In a late-night phone call, the US secretary of state, John Kerry, told the Russian foreign minister, Sergei Lavrov, of his “deep concern over the lack of positive Russian steps to de-escalate” the crisis in eastern Ukraine, a state department official said.
Kerry also called on Russia to “tone down escalatory rhetoric”.
But Russia says Kiev’s new leaders – whom it regards as illegitimate – are to blame for the collapse of the peace accord brokered in Geneva, which many hoped would avert Ukraine’s slide into civil war.
Moscow maintains the accord was ruptured by ultranationalists – who were involved in months of protests that led to the ousting in February of Ukraine’s pro-Kremlin president, Viktor Yanukovych – who killed rebels in an attack on Sunday near the eastern town of Slavyansk.
On Wednesday morning, Russia’s defence ministry announced on state news wire Interfax that the navy had launched snap military exercises involving its fleet in the Caspian Sea.
The drill will last seven days and involve around 10 naval vessels and 400 sailors. The Caspian Sea is bordered by Iran, Russia, Kazakhstan, Turkmenistan and Azerbaijan – a region that is crisscrossed by oil and natural gas pipelines.

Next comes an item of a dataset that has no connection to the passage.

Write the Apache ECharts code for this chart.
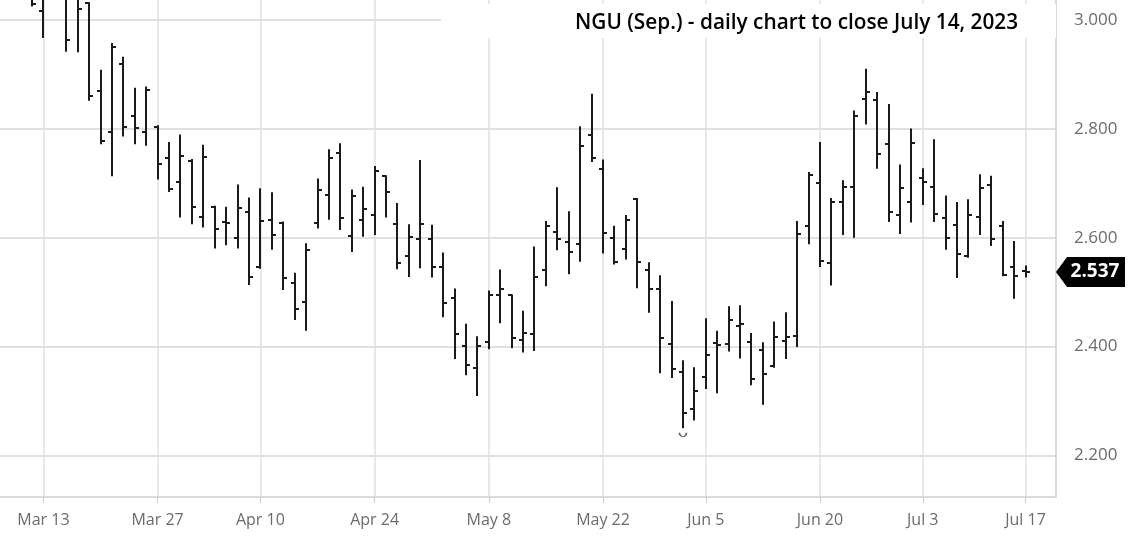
<!DOCTYPE html>
<html>
<head>
<meta charset="utf-8">
<script src="https://cdn.jsdelivr.net/npm/echarts@6/dist/echarts.min.js"></script>
<style>
html,body{margin:0;padding:0;background:#fff;}
#chart{width:1135px;height:536px;}
</style>
</head>
<body>
<div id="chart"></div>
<script>
// Trading days (2023), NGU23 daily bars
const dates = [
  '03-10','03-13','03-14','03-15','03-16','03-17',
  '03-20','03-21','03-22','03-23','03-24',
  '03-27','03-28','03-29','03-30','03-31',
  '04-03','04-04','04-05','04-06',
  '04-10','04-11','04-12','04-13','04-14',
  '04-17','04-18','04-19','04-20','04-21',
  '04-24','04-25','04-26','04-27','04-28',
  '05-01','05-02','05-03','05-04','05-05',
  '05-08','05-09','05-10','05-11','05-12',
  '05-15','05-16','05-17','05-18','05-19',
  '05-22','05-23','05-24','05-25','05-26',
  '05-30','05-31','06-01','06-02',
  '06-05','06-06','06-07','06-08','06-09',
  '06-12','06-13','06-14','06-15','06-16',
  '06-20','06-21','06-22','06-23',
  '06-26','06-27','06-28','06-29','06-30',
  '07-03','07-05','07-06','07-07',
  '07-10','07-11','07-12','07-13','07-14',
  '07-17'
];
const opens = [
  3.082,3.017,3.060,3.070,3.050,3.031,
  2.870,2.795,2.919,2.824,2.794,
  2.803,2.746,2.702,2.742,2.639,
  2.656,2.629,2.600,2.647,
  2.546,2.633,2.627,2.516,2.482,
  2.628,2.678,2.755,2.603,2.632,
  2.641,2.713,2.625,2.567,2.598,
  2.598,2.547,2.489,2.401,2.361,
  2.408,2.494,2.494,2.413,2.424,
  2.540,2.610,2.592,2.589,2.789,
  2.726,2.600,2.579,2.671,2.540,
  2.506,2.405,2.353,2.285,
  2.345,2.407,2.405,2.437,2.409,
  2.393,2.365,2.410,2.419,2.622,
  2.701,2.554,2.666,2.694,
  2.855,2.853,2.773,2.642,2.665,
  2.710,2.694,2.637,2.623,
  2.566,2.639,2.697,2.622,2.546,
  2.539
];
const highs = [
  3.102,3.080,3.120,3.090,3.060,3.032,
  2.908,2.957,2.932,2.875,2.877,
  2.806,2.775,2.789,2.744,2.770,
  2.658,2.656,2.697,2.673,
  2.690,2.683,2.629,2.535,2.589,
  2.708,2.762,2.773,2.688,2.693,
  2.731,2.714,2.663,2.624,2.742,
  2.623,2.572,2.506,2.441,2.418,
  2.502,2.541,2.495,2.465,2.583,
  2.630,2.692,2.648,2.804,2.864,
  2.743,2.621,2.641,2.672,2.554,
  2.530,2.483,2.374,2.361,
  2.451,2.428,2.473,2.475,2.424,
  2.407,2.445,2.462,2.630,2.720,
  2.775,2.672,2.705,2.833,
  2.910,2.867,2.845,2.734,2.800,
  2.727,2.780,2.677,2.665,
  2.670,2.716,2.713,2.630,2.593,
  2.548
];
const lows = [
  3.026,2.968,3.045,2.943,2.942,2.853,
  2.773,2.714,2.787,2.773,2.770,
  2.708,2.685,2.638,2.626,2.620,
  2.581,2.587,2.581,2.514,
  2.544,2.579,2.505,2.450,2.430,
  2.618,2.634,2.615,2.575,2.603,
  2.606,2.638,2.543,2.529,2.545,
  2.528,2.455,2.378,2.348,2.310,
  2.396,2.444,2.398,2.390,2.393,
  2.512,2.578,2.534,2.557,2.740,
  2.572,2.552,2.561,2.508,2.463,
  2.352,2.343,2.251,2.265,
  2.323,2.315,2.392,2.379,2.330,
  2.294,2.362,2.378,2.400,2.589,
  2.547,2.513,2.606,2.601,
  2.809,2.728,2.630,2.608,2.629,
  2.661,2.630,2.579,2.527,
  2.564,2.606,2.586,2.530,2.489,
  2.528
];
const closes = [
  3.029,3.060,3.090,2.963,3.020,2.861,
  2.777,2.951,2.804,2.801,2.872,
  2.736,2.690,2.751,2.656,2.749,
  2.617,2.627,2.655,2.528,
  2.630,2.606,2.526,2.469,2.578,
  2.688,2.746,2.636,2.676,2.653,
  2.723,2.684,2.554,2.601,2.626,
  2.546,2.480,2.423,2.367,2.401,
  2.494,2.506,2.416,2.425,2.528,
  2.621,2.598,2.574,2.769,2.746,
  2.609,2.555,2.633,2.555,2.505,
  2.416,2.359,2.278,2.318,
  2.385,2.403,2.448,2.442,2.341,
  2.349,2.417,2.418,2.607,2.716,
  2.558,2.666,2.694,2.823,
  2.868,2.754,2.647,2.691,2.774,
  2.703,2.644,2.600,2.570,
  2.641,2.692,2.598,2.532,2.530,
  2.537
];
const tickDates  = ['03-13','03-27','04-10','04-24','05-08','05-22','06-05','06-20','07-03','07-17'];
const tickLabels = ['Mar 13','Mar 27','Apr 10','Apr 24','May 8','May 22','Jun 5','Jun 20','Jul 3','Jul 17'];
const lastPrice = 2.537;
const lowMarker = { date: '06-01', price: 2.238 };
const titleText = 'NGU (Sep.) - daily chart to close July 14, 2023';

const chart = echarts.init(document.getElementById('chart'), null, { renderer: 'canvas' });

const ohlc = dates.map((d, i) => [i, opens[i], highs[i], lows[i], closes[i]]);
const tickIdx = tickDates.map(d => dates.indexOf(d));
const labelOf = {};
tickIdx.forEach((ix, k) => { labelOf[ix] = tickLabels[k]; });

const barColor = '#1b1b1b';
const gridColor = '#e0e0e0';
const axisColor = '#cfcfcf';
const labelColor = '#6b6b6b';

chart.setOption({
  animation: false,
  backgroundColor: '#ffffff',
  grid: { left: 0, right: 79, top: 0, bottom: 39, containLabel: false },
  xAxis: {
    type: 'value',
    min: -2.802,
    max: 89.667,
    axisLine: { show: true, onZero: false, lineStyle: { color: axisColor, width: 1.5 } },
    axisTick: { show: true, customValues: tickIdx, length: 6, lineStyle: { color: axisColor, width: 1.2 } },
    axisLabel: {
      customValues: tickIdx,
      formatter: v => labelOf[Math.round(v)] || '',
      color: labelColor, fontFamily: 'Open Sans', fontSize: 16, margin: 15
    },
    splitLine: { show: true, lineStyle: { color: gridColor, width: 1.5 } }
  },
  yAxis: {
    type: 'value',
    position: 'right',
    min: 2.1235,
    max: 3.0371,
    splitNumber: 5,
    minInterval: 0.2,
    maxInterval: 0.2,
    axisLine: { show: true, onZero: false, lineStyle: { color: axisColor, width: 1.5 } },
    axisTick: { show: false },
    axisLabel: {
      formatter: v => v.toFixed(3),
      color: labelColor, fontFamily: 'Open Sans', fontSize: 17, margin: 18,
      showMinLabel: false, showMaxLabel: false
    },
    splitLine: { show: true, showMinLine: false, showMaxLine: false, lineStyle: { color: gridColor, width: 2 } }
  },
  series: [
    {
      type: 'custom',
      name: 'NGU23',
      clip: true,
      data: ohlc,
      renderItem: function (params, api) {
        const i = api.value(0);
        const o = api.coord([i, api.value(1)]);
        const h = api.coord([i, api.value(2)]);
        const l = api.coord([i, api.value(3)]);
        const c = api.coord([i, api.value(4)]);
        const x = Math.round(h[0]);
        const st = { stroke: barColor, lineWidth: 2 };
        return {
          type: 'group',
          children: [
            { type: 'line', shape: { x1: x, y1: h[1] - 0.5, x2: x, y2: l[1] + 0.5 }, style: st },
            { type: 'line', shape: { x1: x - 4, y1: Math.round(o[1]), x2: x, y2: Math.round(o[1]) }, style: st },
            { type: 'line', shape: { x1: x, y1: Math.round(c[1]), x2: x + 4, y2: Math.round(c[1]) }, style: st }
          ]
        };
      },
      z: 5
    },
    {
      type: 'scatter',
      data: [[dates.indexOf(lowMarker.date), lowMarker.price]],
      symbol: 'path://M0,0 A4,4 0 0 0 8,0',
      symbolSize: [7, 4],
      itemStyle: { color: 'rgba(0,0,0,0)', borderColor: '#333', borderWidth: 1.3 },
      silent: true,
      z: 6
    }
  ]
});

const tagY = chart.convertToPixel({ yAxisIndex: 0 }, lastPrice);
chart.setOption({
  graphic: [
    {
      type: 'rect', id: 'titleBg', z: 50,
      shape: { x: 441, y: 4, width: 615, height: 34 },
      style: { fill: '#ffffff' }
    },
    {
      type: 'text', id: 'titleText', z: 51,
      x: 575, y: 23,
      style: { text: titleText, fill: '#000', font: '600 20.8px "Open Sans"', textVerticalAlign: 'middle' }
    },
    {
      type: 'polygon', id: 'tag', z: 50,
      shape: { points: [[1056, tagY], [1067, tagY - 15], [1125, tagY - 15], [1125, tagY + 15], [1067, tagY + 15]] },
      style: { fill: '#000' }
    },
    {
      type: 'text', id: 'tagText', z: 51,
      x: 1095, y: tagY,
      style: { text: lastPrice.toFixed(3), fill: '#fff', font: 'bold 19px "Open Sans"', textAlign: 'center', textVerticalAlign: 'middle' }
    }
  ]
});
</script>
</body>
</html>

Ukraine relaunched military operations against pro-Kremlin separatists late on Tuesday, hours after Biden ended his visit to Kiev in which he warned Russia over its actions in the former Soviet republic.
Ukraine’s acting president, Oleksandr Turchynov, said he was ordering the military to restart operations against the rebels after the discovery of two “brutally tortured” bodies in Slavyansk.
One of them, he said, was that of a recently kidnapped local councillor from a nearby town who belonged to his party.